8. Work With a Professional Real Estate Agent
A seasoned property agent can help you spot undervalued properties in Singapore. Real estate agents have access to a wide range of properties and can help you find the right investment opportunity that meets your needs and budget. A good real estate agent can also provide you with valuable insights into the local property market.
Spotting undervalued properties in Singapore requires a combination of research, analysis, and expertise. With these tips, you can increase your chances of finding a great investment opportunity that will yield long-term returns.
It is important to note that purchasing undervalued properties involves risks and requires careful consideration and due diligence. It is recommended that you seek professional advice from a licensed property agent so you can make the best decisions.
Let Ohmyhome Super Agents Help You Find An Undervalued Property in Singapore

Having the right guidance can help you evaluate options more confidently and avoid costly guesswork.

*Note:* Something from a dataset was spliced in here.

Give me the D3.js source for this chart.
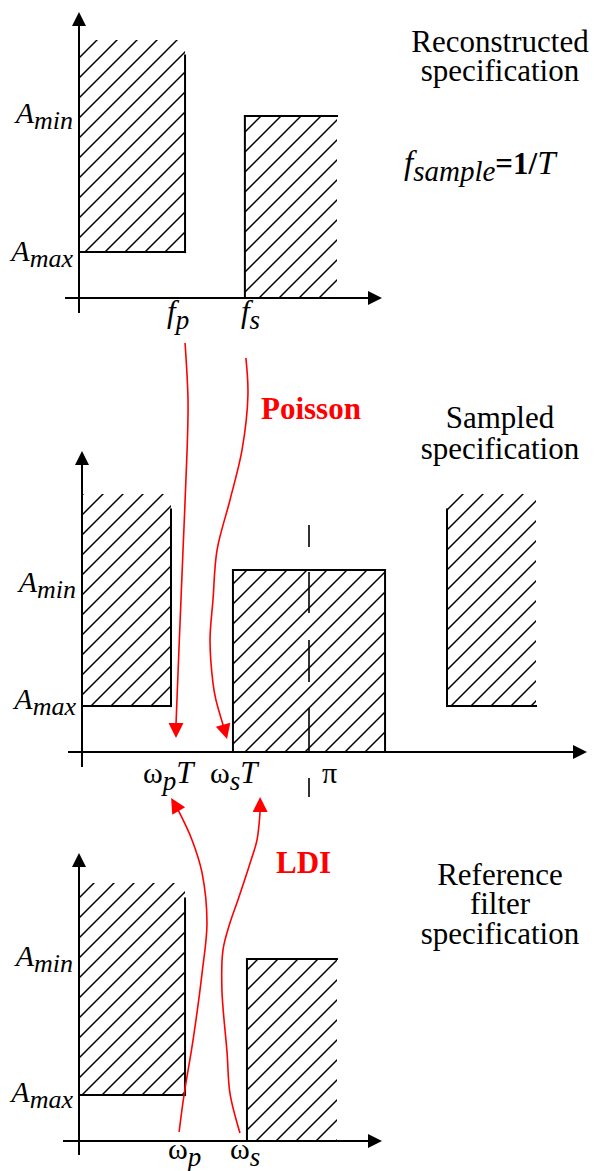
<!DOCTYPE html>
<html><head><meta charset="utf-8">
<script src="https://cdn.jsdelivr.net/npm/d3@7"></script>
<style>body{margin:0;background:#fff}svg{display:block}</style>
</head><body>
<script>
// ---------------- DATA ----------------
// normalized amplitude levels (0 = axis, 1 = top of hatched region)
const levelNames = ["max", "min"];
const levelValues = [0.178, 0.705];
const edgeStart = 0.94;

// hatched tolerance bands: panel index, frequency range, amplitude range, drawn borders
// panel 0: f normalized; panel 1: omega*T in units of pi; panel 2: omega normalized
const bandPanel = [0, 0, 1, 1, 1, 2, 2];
const bandX0    = [0, 0.643, 0, 0.665, 1.608, 0, 0.651];
const bandX1    = [0.411, 1.0, 0.392, 1.335, 2.0, 0.411, 1.0];
const bandLow   = [0.178, 0, 0.178, 0, 0.178, 0.178, 0];
const bandHigh  = [1, 0.705, 1, 0.705, 1, 1, 0.705];
const bandEdges = ["rb", "lt", "rb", "ltr", "lb", "rb", "lt"];

// frequency tick labels
const tickValues = [[0.411, 0.643], [0.392, 0.665, 1.0], [0.411, 0.651]];
const tickMain   = [["f", "f"], ["ω", "ω", "π"], ["ω", "ω"]];
const tickSub    = [["p", "s"], ["p", "s", ""], ["p", "s"]];
const tickTail   = [["", ""], ["T", "T", ""], ["", ""]];

// titles
const titleLines = [["Reconstructed", "specification"], ["Sampled", "specification"], ["Reference", "filter", "specification"]];

// mapping curves (panel coords), last point = arrow tip
const curvePanel = [1, 1, 2, 2];
const curveX = [
  [0.454, 0.467, 0.463, 0.445, 0.427, 0.414, 0.414],
  [0.722, 0.731, 0.705, 0.652, 0.595, 0.577, 0.564, 0.577, 0.590, 0.623, 0.639],
  [0.388, 0.407, 0.442, 0.477, 0.496, 0.477, 0.438, 0.384, 0.357],
  [0.624, 0.585, 0.574, 0.554, 0.558, 0.585, 0.616, 0.667, 0.690, 0.702, 0.702]
];
const curveY = [
  [1.585, 1.364, 1.171, 0.783, 0.395, 0.105, 0.054],
  [1.527, 1.384, 1.171, 0.977, 0.783, 0.589, 0.434, 0.267, 0.202, 0.101, 0.050],
  [0.035, 0.178, 0.391, 0.651, 0.845, 1.039, 1.167, 1.283, 1.329],
  [0.031, 0.186, 0.341, 0.585, 0.740, 0.845, 0.934, 1.089, 1.167, 1.279, 1.333]
];
const transformNames = ["Poisson", "LDI"];

// ---------------- LAYOUT ----------------
const W = 599, H = 1171;
const SERIF = '"Liberation Serif"';
const layout = [
  {ox: 79, oy: 298, xUnit: 258, xStart: 65, xTip: 382, yTip: 12, yBottom: 313,
   lblDy: [9, 7], tickDx: [-18, -4], tickBase: 322, titleY: [52, 81]},
  {ox: 82, oy: 752, xUnit: 227, xStart: 68, xTip: 587, yTip: 451, yBottom: 767,
   lblDy: [3, 22], tickDx: [-28, -23, 13], tickBase: 783, titleY: [428, 459]},
  {ox: 79, oy: 1141, xUnit: 258, xStart: 63, xTip: 382, yTip: 853, yBottom: 1155,
   lblDy: [7, 7], tickDx: [-17, -17], tickBase: 1159, titleY: [885, 914, 944]}
];
const yUnit = 258;
const xs = layout.map(L => d3.scaleLinear().domain([0, 1]).range([L.ox, L.ox + L.xUnit]));
const ys = layout.map(L => d3.scaleLinear().domain([0, 1]).range([L.oy, L.oy - yUnit]));

const svg = d3.select("body").append("svg").attr("width", W).attr("height", H);
function txt(sel, x, y, size) {
  return sel.append("text").attr("x", x).attr("y", y)
    .attr("font-family", "Liberation Serif")
    .style("font-family", SERIF, "important")
    .attr("font-size", size);
}

const defs = svg.append("defs");
const pat = defs.append("pattern").attr("id", "hatch").attr("patternUnits", "userSpaceOnUse")
  .attr("x", -3).attr("y", 0).attr("width", 20).attr("height", 20);
pat.append("path").attr("d", "M-5,5 L5,-5 M0,20 L20,0 M15,25 L25,15")
  .attr("stroke", "#000").attr("stroke-width", 1.5);

// ---------------- BANDS ----------------
bandPanel.forEach((p, i) => {
  const x = xs[p], y = ys[p];
  const g = svg.append("g");
  g.append("rect").attr("x", x(bandX0[i])).attr("y", y(bandHigh[i]))
    .attr("width", x(bandX1[i]) - x(bandX0[i])).attr("height", y(bandLow[i]) - y(bandHigh[i]))
    .attr("fill", "url(#hatch)");
  const edgeTop = Math.min(bandHigh[i], edgeStart);
  const segs = [];
  const e = bandEdges[i];
  if (e.includes("l")) segs.push([bandX0[i], edgeTop, bandX0[i], bandLow[i]]);
  if (e.includes("r")) segs.push([bandX1[i], edgeTop, bandX1[i], bandLow[i]]);
  if (e.includes("t")) segs.push([bandX0[i], bandHigh[i], bandX1[i], bandHigh[i]]);
  if (e.includes("b")) segs.push([bandX0[i], bandLow[i], bandX1[i], bandLow[i]]);
  g.selectAll("line").data(segs).join("line")
    .attr("x1", d => x(d[0])).attr("y1", d => y(d[1]))
    .attr("x2", d => x(d[2])).attr("y2", d => y(d[3]))
    .attr("stroke", "#000").attr("stroke-width", 2).attr("stroke-linecap", "square");
});

// pi marker (dashed) in sampled panel
svg.append("line").attr("x1", xs[1](1)).attr("x2", xs[1](1))
  .attr("y1", ys[1](0.88)).attr("y2", ys[1](-0.18))
  .attr("stroke", "#000").attr("stroke-width", 1.6)
  .attr("stroke-dasharray", "22,25,41,27,42,26,44,26,19");

// ---------------- AXES + LABELS ----------------
layout.forEach((L, p) => {
  const g = svg.append("g");
  g.append("line").attr("x1", L.xStart).attr("x2", L.xTip - 10).attr("y1", ys[p](0)).attr("y2", ys[p](0))
    .attr("stroke", "#000").attr("stroke-width", 2);
  g.append("line").attr("x1", xs[p](0)).attr("x2", xs[p](0)).attr("y1", L.yBottom).attr("y2", L.yTip + 10)
    .attr("stroke", "#000").attr("stroke-width", 2);
  const ax = L.xTip, ay = ys[p](0);
  g.append("path").attr("d", `M${ax},${ay} L${ax - 14},${ay - 7} L${ax - 14},${ay + 7} Z`).attr("fill", "#000");
  const bx = xs[p](0), by = L.yTip;
  g.append("path").attr("d", `M${bx},${by} L${bx - 7},${by + 14} L${bx + 7},${by + 14} Z`).attr("fill", "#000");

  // amplitude labels
  levelValues.forEach((v, k) => {
    const t = txt(g, xs[p](0) - 6, ys[p](v) + L.lblDy[k], 30)
      .attr("text-anchor", "end").style("font-style", "italic");
    t.append("tspan").text("A");
    t.append("tspan").attr("font-size", 26).attr("dy", 6).text(levelNames[k]);
  });

  // frequency tick labels
  tickValues[p].forEach((v, k) => {
    const main = tickMain[p][k];
    const t = txt(g, xs[p](v) + L.tickDx[k], L.tickBase, main === "f" ? 31 : 30);
    t.append("tspan").style("font-style", main === "f" ? "italic" : "normal").text(main);
    if (tickSub[p][k]) {
      t.append("tspan").attr("font-size", 27).style("font-style", "italic").attr("dy", 7).text(tickSub[p][k]);
    }
    if (tickTail[p][k]) {
      t.append("tspan").attr("font-size", 31).style("font-style", "italic").attr("dy", -7).text(tickTail[p][k]);
    }
  });

  // titles
  titleLines[p].forEach((s, k) => {
    txt(g, 500, L.titleY[k], 31).attr("text-anchor", "middle").text(s);
  });
});

// sampling frequency note
{
  const t = txt(svg, 404, 174, 33);
  t.append("tspan").style("font-style", "italic").text("f");
  t.append("tspan").attr("font-size", 29).style("font-style", "italic").attr("dy", 7).text("sample");
  t.append("tspan").attr("font-size", 31).style("font-weight", "bold").attr("dy", -7).text("=1/");
  t.append("tspan").style("font-style", "italic").text("T");
}

// ---------------- MAPPING CURVES ----------------
const line = d3.line().curve(d3.curveCatmullRom.alpha(0.5));
curvePanel.forEach((p, i) => {
  const pts = curveX[i].map((v, k) => [xs[p](v), ys[p](curveY[i][k])]);
  const tip = pts[pts.length - 1], base = pts[pts.length - 2];
  svg.append("path").attr("d", line(pts.slice(0, -1))).attr("fill", "none")
    .attr("stroke", "#ff0000").attr("stroke-width", 1.6);
  const dx = tip[0] - base[0], dy = tip[1] - base[1], len = Math.hypot(dx, dy);
  const ux = dx / len, uy = dy / len, hw = 7.5, hl = 15;
  const bx = tip[0] - ux * hl, by = tip[1] - uy * hl;
  svg.append("path")
    .attr("d", `M${tip[0]},${tip[1]} L${bx - uy * hw},${by + ux * hw} L${bx + uy * hw},${by - ux * hw} Z`)
    .attr("fill", "#ff0000");
});

txt(svg, 261, 419, 31).style("font-weight", "bold").attr("fill", "#ff0000").text(transformNames[0]);
txt(svg, 276, 873, 31).style("font-weight", "bold").attr("fill", "#ff0000").text(transformNames[1]);
</script>
</body></html>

Our Super Agents are CEA-certified and among the Top 1% in Singapore. We leverage recent transaction prices, neighbourhood price movements, and comparable property sales to guide you through market opportunities with data-backed expertise.

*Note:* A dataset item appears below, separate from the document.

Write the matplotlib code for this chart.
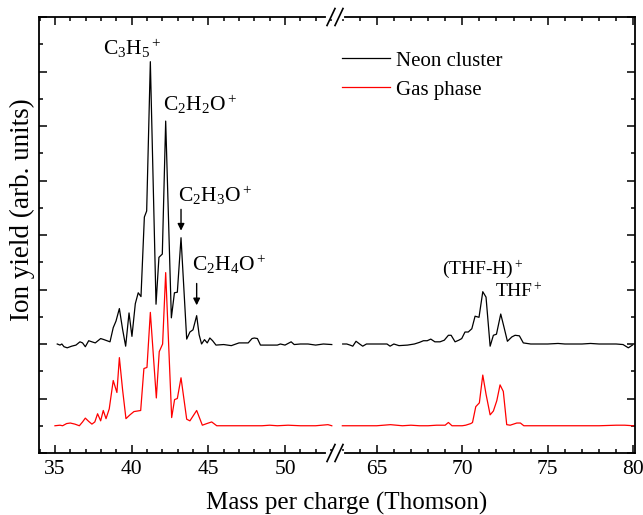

Whether you’re looking to buy an undervalued property, planning to sell your current home, or exploring rental options, having experienced support can make the process smoother and more reassuring.

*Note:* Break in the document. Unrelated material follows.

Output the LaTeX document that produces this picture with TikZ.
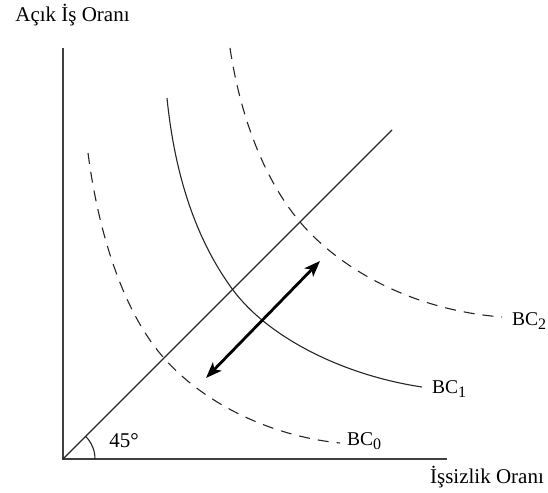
\documentclass[tikz,border=0pt]{standalone}
\usepackage{fontspec}
\setmainfont{Liberation Serif}
\usetikzlibrary{arrows.meta}
\newcommand{\bcsub}[1]{\raisebox{-4.5pt}{\fontsize{16}{18}\selectfont #1}}
\begin{document}
\begin{tikzpicture}[x=1pt,y=-1pt,
  axis/.style={draw=black!75,line width=1.4pt},
  curve/.style={draw=black!85,line width=1.1pt},
  dashcurve/.style={curve,dash pattern=on 11pt off 8pt},
  axlabel/.style={font=\fontsize{21}{24}\selectfont,inner sep=0pt},
  bclabel/.style={font=\fontsize{19.5}{22}\selectfont,inner sep=0pt,anchor=west},
  shiftarrow/.style={line width=2.8pt,{Stealth[length=16pt,width=12pt,inset=4pt]}-{Stealth[length=16pt,width=12pt,inset=4pt]}}]
\useasboundingbox (0,0) rectangle (548,492);
\coordinate (O) at (63,459);
\coordinate (ytop) at (63,48);
\coordinate (xend) at (447,459);
\coordinate (dend) at (392,130);
\draw[axis] (ytop) -- (O) -- (xend);
\draw[curve] (O) -- (dend);
\draw[curve] ([xshift=32pt]O) arc[start angle=0,end angle=45,radius=32pt];
\node[axlabel] (ylab) at (72.5,15) {Açık İş Oranı};
\node[axlabel] (xlab) at (487,477) {İşsizlik Oranı};
\node[font=\fontsize{21}{24}\selectfont,inner sep=0pt] (ang) at (124,441) {45°};
% BC0
\coordinate (b0s) at (88,153);
\coordinate (b0m) at (163,357);
\coordinate (b0e) at (340,443);
\draw[dashcurve] (b0s) .. controls (98.4,233) and (123,311) .. (b0m)
  .. controls (203,403) and (270,436) .. (b0e);
\node[bclabel] (bc0) at (347,441) {BC\bcsub{0}};
% BC1
\coordinate (b1s) at (167,98);
\coordinate (b1m) at (233,290);
\coordinate (b1e) at (422,387);
\draw[curve] (b1s) .. controls (174,168) and (193,236) .. (b1m)
  .. controls (268,337) and (342,375) .. (b1e);
\node[bclabel] (bc1) at (432,389) {BC\bcsub{1}};
% BC2
\coordinate (b2s) at (230,48);
\coordinate (b2m) at (300,222);
\coordinate (b2e) at (502,317);
\draw[dashcurve] (b2s) .. controls (240.5,118) and (265,180.7) .. (b2m)
  .. controls (340,269) and (412,310) .. (b2e);
\node[bclabel] (bc2) at (512,321) {BC\bcsub{2}};
% shift arrow
\coordinate (a1) at (206,378);
\coordinate (a2) at (320,261);
\draw[shiftarrow] (a1) -- (a2);
\end{tikzpicture}
\end{document}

Secure an appointment with any of our Super Agents by dropping us a message on WhatsApp or via our Live Chat in the bottom-right corner of the screen.

Frequently Asked Questions About Spotting An Undervalued Property in Singapore
1. How do I know if a property is undervalued in Singapore?
A property is undervalued when it is priced lower than similar units recently sold in the same area despite having comparable size, floor level, condition, and location. Check transactions completed within the past 3 to 6 months. If similar homes sold at higher prices without clear differences, the lower price may signal undervaluation.
2. Is a cheaper property always considered undervalued?
No, a cheaper property usually costs less because buyers see clear disadvantages, such as a low floor, west-facing afternoon sun, outdated interiors, road noise, shorter lease balance, or weaker location demand. A property is only undervalued when these factors cannot explain the lower price.
3. What should I compare when evaluating a property’s true value?
Compare recent transaction prices, floor levels, unit sizes, layouts, remaining lease terms, and exact locations within the same project or nearby developments. Use sales completed in the last 3 to 6 months as benchmarks, since listing prices show asking amounts but transactions reflect what buyers actually paid.